Hayley Campbell files a personal report from the international comics festival of Barcelona, featuring appearances from her father (Eddie Campbell) and Kurt Busiek. Apparently zombies are kind of big in Spain.

Tom De Haven reviews Joe Ollmann's Mid-Life ("attention ought now to be paid").

Lots of Chester Brown coverage out there (the Journal's will begin next week).

Brad Mackay wrote a thoughtful review of Paying For It at the Globe and Mail. (Don't miss the panel-by-panel visual examination of Brown's style.) Mackay adds a little more background here.

Our own Sean Rogers reviews the book over at The Walrus. Sometimes I think the best writers about comics are all Canadian.

It is interesting to me that Mackay (like many of the reviewers so far) draws a clear separation between the comics section of Brown's book and the commentary that follows it. ("I expect most people will judge this book on the comics, not the commentary, and these are some of the best comics of Brown’s career.") In my reading of the book, I wasn't able to separate the two so cleanly. I am not talking about the obvious political dimensions of the book (which advocates for decriminalizing prostitution, if you just logged on to the comics internet for the first time)—most adult readers are able to appreciate material morally alien to them to one degree or another.
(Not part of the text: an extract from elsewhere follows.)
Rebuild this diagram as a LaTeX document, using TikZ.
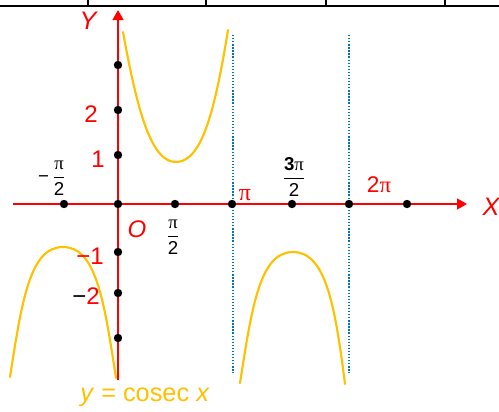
\documentclass[tikz,border=0pt]{standalone}
\usepackage{fontspec}
\setmainfont{Liberation Sans}
\newfontfamily\pifont{Liberation Serif}
\usetikzlibrary{arrows.meta}
\definecolor{axisred}{RGB}{255,0,0}
\definecolor{cosecorange}{RGB}{255,192,0}
\definecolor{asymblue}{RGB}{0,112,192}
\newcommand{\pig}{{\pifont π}}
\newcommand{\pfrac}[2]{$\displaystyle\frac{\mbox{#1}}{\mbox{#2}}$}
\begin{document}
\begin{tikzpicture}[x=0.75pt, y=-0.75pt, line join=round,
    axis/.style={draw=axisred, line width=1.7pt, -{Triangle[length=7.5pt, width=8pt]}},
    dot/.style={circle, fill=black, inner sep=0pt, minimum size=6.3pt},
    curve/.style={draw=cosecorange, line width=1.6pt, line cap=round},
    asym/.style={draw=asymblue, line width=1pt, dash pattern=on 1pt off 1.3pt},
    rlab/.style={text=axisred, font=\fontsize{18}{18}\selectfont, inner sep=0pt},
    blab/.style={text=black, font=\fontsize{14}{14}\selectfont, inner sep=0pt}]
  \useasboundingbox (0,0) rectangle (499,411);
  % top border
  \draw[line width=1.5pt] (0,5.5) -- (499,5.5);
  \draw[line width=1.5pt] (88,0) -- (88,5.5);
  \draw[line width=1.5pt] (206,0) -- (206,5.5);
  \draw[line width=1.5pt] (326,0) -- (326,5.5);
  \draw[line width=1.5pt] (445,0) -- (445,5.5);
  % asymptotes
  \coordinate (a1t) at (233,35);
  \coordinate (a1b) at (233,373);
  \coordinate (a2t) at (349,35);
  \coordinate (a2b) at (349,373);
  \draw[asym] (a1t) -- (a1b);
  \draw[asym] (a2t) -- (a2b);
  % cosec branches
  \draw[curve] (123,32) .. controls (138,115) and (152,162) .. (176,162)
    .. controls (202,162) and (215,110) .. (228,30);
  \draw[curve] (10,377) .. controls (22,300) and (30,247) .. (63,247)
    .. controls (96,247) and (104,300) .. (116,378);
  \draw[curve] (240,383) .. controls (252,306) and (260,252) .. (293,252)
    .. controls (326,252) and (335,306) .. (345,384);
  % axes
  \coordinate (xl) at (13,204);
  \coordinate (xr) at (467,204);
  \coordinate (yb) at (118,380);
  \coordinate (yt) at (118,10);
  \draw[axis] (xl) -- (xr);
  \draw[axis] (yb) -- (yt);
  % points on the axes
  \node[dot] (xm1) at (64,204) {};
  \node[dot] (o) at (118,204) {};
  \node[dot] (x1) at (175,204) {};
  \node[dot] (x2) at (232,204) {};
  \node[dot] (x3) at (292,204) {};
  \node[dot] (x4) at (349,204) {};
  \node[dot] (x5) at (407,204) {};
  \node[dot] (y1) at (118,155) {};
  \node[dot] (y2) at (118,110) {};
  \node[dot] (y3) at (118,65) {};
  \node[dot] (ym1) at (118,252) {};
  \node[dot] (ym2) at (118,293) {};
  \node[dot] (ym3) at (118,338) {};
  % labels
  \node[rlab, font=\fontsize{19}{19}\selectfont\itshape] (ylab) at (88,21) {Y};
  \node[rlab, font=\fontsize{19}{19}\selectfont\itshape] (xlab) at (491,207) {X};
  \node[rlab] (l2) at (91,114) {2};
  \node[rlab] (l1) at (98,159) {1};
  \node[rlab] (lm1) at (90,256) {−1};
  \node[rlab] (lm2) at (86,296) {\textcolor{black}{−}2};
  \node[rlab, font=\fontsize{18}{18}\selectfont\itshape] (lo) at (137,229) {O};
  \node[rlab] (lpi) at (245,195) {\pig};
  \node[rlab, font=\fontsize{17}{17}\selectfont] (l2pi) at (379,185) {2\pig};
  \node[blab] (lhalf) at (173,237) {\pfrac{\pig}{2}};
  \node[blab] (lmhalf) at (52,178) {−\,\pfrac{\pig}{2}};
  \node[blab] (l3half) at (294,177) {\pfrac{\textbf{3}\pig}{2}};
  \node[text=cosecorange, font=\fontsize{19}{19}\selectfont, inner sep=0pt] (fn) at (145,397)
    {\textit{y} = cosec \textit{x}};
\end{tikzpicture}
\end{document}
I just mean that the notes so inform the rest of the book (and the character of "Chester Brown," among others) that it seems to me a distortion of the book to divide the parts too cleanly.

Somewhat related: Ed Park contributes an excellent essay touching on Brown's frequent use of notes throughout his career, and particularly in Paying For It, for a new website called the Toronto Standard. If you are the type of reader who doesn't like to know how a book ends beforehand, you might want to bookmark it for now. But don't forget to come back later. This is one of the best things about the book I've seen so far.

Nick Gazin's latest comic-book review column for Vice is up, and includes short interviews with Gilbert Hernandez, Johhny Ryan, Michael DeForge, and Benjamin Marra. (The Gilbert H. interview is the longest and best.)